--- start of Data shown ---

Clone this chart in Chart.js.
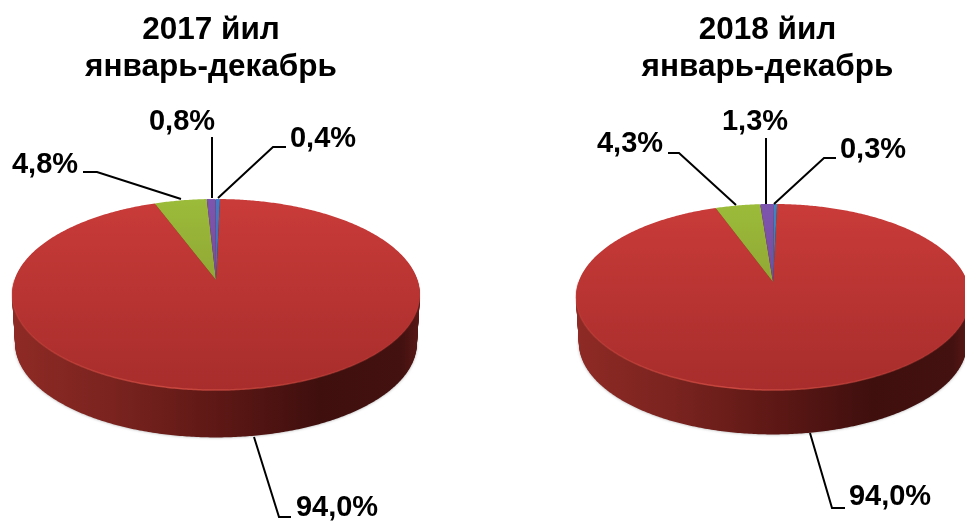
<!DOCTYPE html>
<html>
<head>
  <meta charset="UTF-8">
  <title>2017-2018</title>
  <script src="https://cdn.jsdelivr.net/npm/chart.js"></script>
  <style>
    html, body { margin: 0; padding: 0; background: #fff; width: 965px; height: 521px; overflow: hidden; }
    canvas { position: absolute; top: 0; }
    #chart2017 { left: 0; }
    #chart2018 { left: 553px; }
  </style>
</head>
<body>
  <canvas id="chart2017" width="422" height="521"></canvas>
  <canvas id="chart2018" width="429" height="521"></canvas>

  <script>
    // values
    const titles2017 = ['2017 йил', 'январь-декабрь'];
    const titles2018 = ['2018 йил', 'январь-декабрь'];
    const labels2017 = ['94,0%', '4,8%', '0,8%', '0,4%'];
    const labels2018 = ['94,0%', '4,3%', '1,3%', '0,3%'];
    const values2017 = [94.0, 4.8, 0.8, 0.4];
    const values2018 = [94.0, 4.3, 1.3, 0.3];
    const colors2017 = ['#C93B39', '#9BBB3A', '#7E55AE', '#4679C4'];
    const colors2018 = ['#C93B39', '#9BBB3A', '#7E55AE', '#3C86C4'];

    // label centre and leader line for each slice, in page pixels
    const callouts2017 = [
      { at: [337, 508], line: [[254, 437], [279, 517], [291, 517]] },
      { at: [45, 165], line: [[83, 172], [97, 172], [181, 199]] },
      { at: [182, 122], line: [[212, 137], [212, 198]] },
      { at: [323, 139], line: [[286, 147], [273, 147], [218, 198]] }
    ];
    const callouts2018 = [
      { at: [890, 497], line: [[810, 433], [832, 508], [845, 508]] },
      { at: [630, 144], line: [[668, 153], [679, 153], [736, 205]] },
      { at: [755, 122], line: [[766, 138], [766, 204]] },
      { at: [873, 150], line: [[836, 158], [824, 158], [774, 204]] }
    ];

    const FONT = '"Liberation Sans", Arial, sans-serif';

    // point on the rim of the tilted disc, the far side is squeezed by perspective
    function rimPoint(arc, angle, view, shrink) {
      const u = Math.cos(angle), v = -Math.sin(angle);
      const w = 1 + view.persp * v;
      const r = arc.outerRadius * (shrink || 1);
      return [arc.x + view.shift + r * u / w, arc.y - r * view.tilt * v / w];
    }

    function traceRim(ctx, arc, from, to, view, dy, shrink) {
      const steps = Math.max(2, Math.ceil(Math.abs(to - from) / 0.01));
      for (let i = 0; i <= steps; i++) {
        const p = rimPoint(arc, from + (to - from) * i / steps, view, shrink);
        ctx.lineTo(p[0], p[1] + dy);
      }
    }

    const tiltedPie = {
      id: 'tiltedPie',
      beforeDatasetDraw(chart, args, opts) {
        const ctx = chart.ctx;
        const arcs = chart.getDatasetMeta(0).data;
        const first = arcs[0];
        const full = [-Math.PI / 2, Math.PI * 1.5];
        const cx = first.x + opts.shift;
        const x0 = cx - first.outerRadius * 1.02, x1 = cx + first.outerRadius * 1.02;

        // side wall, a little narrower at the bottom
        const wall = ctx.createLinearGradient(x0, 0, x1, 0);
        wall.addColorStop(0, '#8F2A25');
        wall.addColorStop(0.25, '#7A231F');
        wall.addColorStop(0.5, '#5E1815');
        wall.addColorStop(0.75, '#3F0F0E');
        wall.addColorStop(0.95, '#421110');
        wall.addColorStop(1, '#5C1916');
        ctx.save();
        ctx.fillStyle = wall;
        ctx.shadowColor = 'rgba(0,0,0,0.35)';
        ctx.shadowBlur = 3;
        for (let d = opts.depth; d > 0; d--) {
          if (d === opts.depth - 1) ctx.shadowColor = 'transparent';
          ctx.beginPath();
          traceRim(ctx, first, full[0], full[1], opts, d, 1 - 0.015 * d / opts.depth);
          ctx.closePath();
          ctx.fill();
        }
        ctx.restore();

        // top surface, slice angles come from the library
        arcs.forEach(arc => {
          ctx.beginPath();
          ctx.moveTo(arc.x + opts.shift, arc.y);
          traceRim(ctx, arc, arc.startAngle, arc.endAngle, opts, 0);
          ctx.closePath();
          ctx.fillStyle = arc.options.backgroundColor;
          ctx.fill();
        });

        // light falling off towards the viewer
        const top = rimPoint(first, -Math.PI / 2, opts)[1];
        const bottom = rimPoint(first, Math.PI / 2, opts)[1];
        const shade = ctx.createLinearGradient(0, top, 0, bottom);
        shade.addColorStop(0, 'rgba(60,0,0,0)');
        shade.addColorStop(1, 'rgba(60,0,0,0.24)');
        ctx.beginPath();
        traceRim(ctx, first, full[0], full[1], opts, 0);
        ctx.closePath();
        ctx.fillStyle = shade;
        ctx.fill();

        // bright edge along the front
        const edge = ctx.createLinearGradient(x0, 0, x1, 0);
        edge.addColorStop(0, 'rgba(214,80,70,0.25)');
        edge.addColorStop(0.4, 'rgba(214,80,70,0.8)');
        edge.addColorStop(0.7, 'rgba(214,80,70,0.5)');
        edge.addColorStop(1, 'rgba(214,80,70,0.1)');
        ctx.beginPath();
        traceRim(ctx, first, 0, Math.PI, opts, 0);
        ctx.strokeStyle = edge;
        ctx.lineWidth = 1.5;
        ctx.stroke();
        return false;
      },
      afterDatasetsDraw(chart, args, opts) {
        const ctx = chart.ctx;
        ctx.save();
        ctx.strokeStyle = '#000';
        ctx.lineWidth = 2;
        ctx.fillStyle = '#000';
        ctx.font = 'bold 29px ' + FONT;
        ctx.textAlign = 'center';
        ctx.textBaseline = 'middle';
        chart.data.labels.forEach((label, i) => {
          const c = opts.callouts[i];
          ctx.beginPath();
          c.line.forEach(p => ctx.lineTo(p[0] - opts.left, p[1]));
          ctx.stroke();
          ctx.fillText(label, c.at[0] - opts.left, c.at[1]);
        });
        ctx.restore();
      }
    };

    function makePie(id, title, labels, values, colors, radius, rotation, padding, view) {
      new Chart(document.getElementById(id).getContext('2d'), {
        type: 'pie',
        data: {
          labels: labels,
          datasets: [{ data: values, backgroundColor: colors, borderWidth: 0 }]
        },
        options: {
          responsive: false,
          animation: false,
          devicePixelRatio: 1,
          radius: radius,
          rotation: rotation,
          layout: { padding: padding },
          plugins: {
            legend: { display: false },
            tooltip: { enabled: false },
            title: {
              display: true,
              text: title,
              color: '#000',
              font: { family: FONT, size: 31.5, weight: 'bold', lineHeight: 1.175 },
              padding: { top: 12, bottom: 6 }
            },
            tiltedPie: view
          }
        },
        plugins: [tiltedPie]
      });
    }

    makePie('chart2017', titles2017, labels2017, values2017, colors2017, 201.6, 1.3,
      { bottom: 53 },
      { tilt: 0.463, persp: 0.152, depth: 49, left: 0, shift: 5, callouts: callouts2017 });
    makePie('chart2018', titles2018, labels2018, values2018, colors2018, 194.5, 1.4,
      { bottom: 49 },
      { tilt: 0.466, persp: 0.161, depth: 46, left: 553, shift: 5.5, callouts: callouts2018 });
  </script>
</body>
</html>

--- end of Data shown ---

**Problem statement:** Copy every line of the data word for word, omitting the images.

**Task result:**
Clone this chart in Chart.js.
<!DOCTYPE html>
<html>
<head>
  <meta charset="UTF-8">
  <title>2017-2018</title>
  <script src="https://cdn.jsdelivr.net/npm/chart.js"></script>
  <style>
    html, body { margin: 0; padding: 0; background: #fff; width: 965px; height: 521px; overflow: hidden; }
    canvas { position: absolute; top: 0; }
    #chart2017 { left: 0; }
    #chart2018 { left: 553px; }
  </style>
</head>
<body>
  <canvas id="chart2017" width="422" height="521"></canvas>
  <canvas id="chart2018" width="429" height="521"></canvas>

  <script>
    // values
    const titles2017 = ['2017 йил', 'январь-декабрь'];
    const titles2018 = ['2018 йил', 'январь-декабрь'];
    const labels2017 = ['94,0%', '4,8%', '0,8%', '0,4%'];
    const labels2018 = ['94,0%', '4,3%', '1,3%', '0,3%'];
    const values2017 = [94.0, 4.8, 0.8, 0.4];
    const values2018 = [94.0, 4.3, 1.3, 0.3];
    const colors2017 = ['#C93B39', '#9BBB3A', '#7E55AE', '#4679C4'];
    const colors2018 = ['#C93B39', '#9BBB3A', '#7E55AE', '#3C86C4'];

    // label centre and leader line for each slice, in page pixels
    const callouts2017 = [
      { at: [337, 508], line: [[254, 437], [279, 517], [291, 517]] },
      { at: [45, 165], line: [[83, 172], [97, 172], [181, 199]] },
      { at: [182, 122], line: [[212, 137], [212, 198]] },
      { at: [323, 139], line: [[286, 147], [273, 147], [218, 198]] }
    ];
    const callouts2018 = [
      { at: [890, 497], line: [[810, 433], [832, 508], [845, 508]] },
      { at: [630, 144], line: [[668, 153], [679, 153], [736, 205]] },
      { at: [755, 122], line: [[766, 138], [766, 204]] },
      { at: [873, 150], line: [[836, 158], [824, 158], [774, 204]] }
    ];

    const FONT = '"Liberation Sans", Arial, sans-serif';

    // point on the rim of the tilted disc, the far side is squeezed by perspective
    function rimPoint(arc, angle, view, shrink) {
      const u = Math.cos(angle), v = -Math.sin(angle);
      const w = 1 + view.persp * v;
      const r = arc.outerRadius * (shrink || 1);
      return [arc.x + view.shift + r * u / w, arc.y - r * view.tilt * v / w];
    }

    function traceRim(ctx, arc, from, to, view, dy, shrink) {
      const steps = Math.max(2, Math.ceil(Math.abs(to - from) / 0.01));
      for (let i = 0; i <= steps; i++) {
        const p = rimPoint(arc, from + (to - from) * i / steps, view, shrink);
        ctx.lineTo(p[0], p[1] + dy);
      }
    }

    const tiltedPie = {
      id: 'tiltedPie',
      beforeDatasetDraw(chart, args, opts) {
        const ctx = chart.ctx;
        const arcs = chart.getDatasetMeta(0).data;
        const first = arcs[0];
        const full = [-Math.PI / 2, Math.PI * 1.5];
        const cx = first.x + opts.shift;
        const x0 = cx - first.outerRadius * 1.02, x1 = cx + first.outerRadius * 1.02;

        // side wall, a little narrower at the bottom
        const wall = ctx.createLinearGradient(x0, 0, x1, 0);
        wall.addColorStop(0, '#8F2A25');
        wall.addColorStop(0.25, '#7A231F');
        wall.addColorStop(0.5, '#5E1815');
        wall.addColorStop(0.75, '#3F0F0E');
        wall.addColorStop(0.95, '#421110');
        wall.addColorStop(1, '#5C1916');
        ctx.save();
        ctx.fillStyle = wall;
        ctx.shadowColor = 'rgba(0,0,0,0.35)';
        ctx.shadowBlur = 3;
        for (let d = opts.depth; d > 0; d--) {
          if (d === opts.depth - 1) ctx.shadowColor = 'transparent';
          ctx.beginPath();
          traceRim(ctx, first, full[0], full[1], opts, d, 1 - 0.015 * d / opts.depth);
          ctx.closePath();
          ctx.fill();
        }
        ctx.restore();

        // top surface, slice angles come from the library
        arcs.forEach(arc => {
          ctx.beginPath();
          ctx.moveTo(arc.x + opts.shift, arc.y);
          traceRim(ctx, arc, arc.startAngle, arc.endAngle, opts, 0);
          ctx.closePath();
          ctx.fillStyle = arc.options.backgroundColor;
          ctx.fill();
        });

        // light falling off towards the viewer
        const top = rimPoint(first, -Math.PI / 2, opts)[1];
        const bottom = rimPoint(first, Math.PI / 2, opts)[1];
        const shade = ctx.createLinearGradient(0, top, 0, bottom);
        shade.addColorStop(0, 'rgba(60,0,0,0)');
        shade.addColorStop(1, 'rgba(60,0,0,0.24)');
        ctx.beginPath();
        traceRim(ctx, first, full[0], full[1], opts, 0);
        ctx.closePath();
        ctx.fillStyle = shade;
        ctx.fill();

        // bright edge along the front
        const edge = ctx.createLinearGradient(x0, 0, x1, 0);
        edge.addColorStop(0, 'rgba(214,80,70,0.25)');
        edge.addColorStop(0.4, 'rgba(214,80,70,0.8)');
        edge.addColorStop(0.7, 'rgba(214,80,70,0.5)');
        edge.addColorStop(1, 'rgba(214,80,70,0.1)');
        ctx.beginPath();
        traceRim(ctx, first, 0, Math.PI, opts, 0);
        ctx.strokeStyle = edge;
        ctx.lineWidth = 1.5;
        ctx.stroke();
        return false;
      },
      afterDatasetsDraw(chart, args, opts) {
        const ctx = chart.ctx;
        ctx.save();
        ctx.strokeStyle = '#000';
        ctx.lineWidth = 2;
        ctx.fillStyle = '#000';
        ctx.font = 'bold 29px ' + FONT;
        ctx.textAlign = 'center';
        ctx.textBaseline = 'middle';
        chart.data.labels.forEach((label, i) => {
          const c = opts.callouts[i];
          ctx.beginPath();
          c.line.forEach(p => ctx.lineTo(p[0] - opts.left, p[1]));
          ctx.stroke();
          ctx.fillText(label, c.at[0] - opts.left, c.at[1]);
        });
        ctx.restore();
      }
    };

    function makePie(id, title, labels, values, colors, radius, rotation, padding, view) {
      new Chart(document.getElementById(id).getContext('2d'), {
        type: 'pie',
        data: {
          labels: labels,
          datasets: [{ data: values, backgroundColor: colors, borderWidth: 0 }]
        },
        options: {
          responsive: false,
          animation: false,
          devicePixelRatio: 1,
          radius: radius,
          rotation: rotation,
          layout: { padding: padding },
          plugins: {
            legend: { display: false },
            tooltip: { enabled: false },
            title: {
              display: true,
              text: title,
              color: '#000',
              font: { family: FONT, size: 31.5, weight: 'bold', lineHeight: 1.175 },
              padding: { top: 12, bottom: 6 }
            },
            tiltedPie: view
          }
        },
        plugins: [tiltedPie]
      });
    }

    makePie('chart2017', titles2017, labels2017, values2017, colors2017, 201.6, 1.3,
      { bottom: 53 },
      { tilt: 0.463, persp: 0.152, depth: 49, left: 0, shift: 5, callouts: callouts2017 });
    makePie('chart2018', titles2018, labels2018, values2018, colors2018, 194.5, 1.4,
      { bottom: 49 },
      { tilt: 0.466, persp: 0.161, depth: 46, left: 553, shift: 5.5, callouts: callouts2018 });
  </script>
</body>
</html>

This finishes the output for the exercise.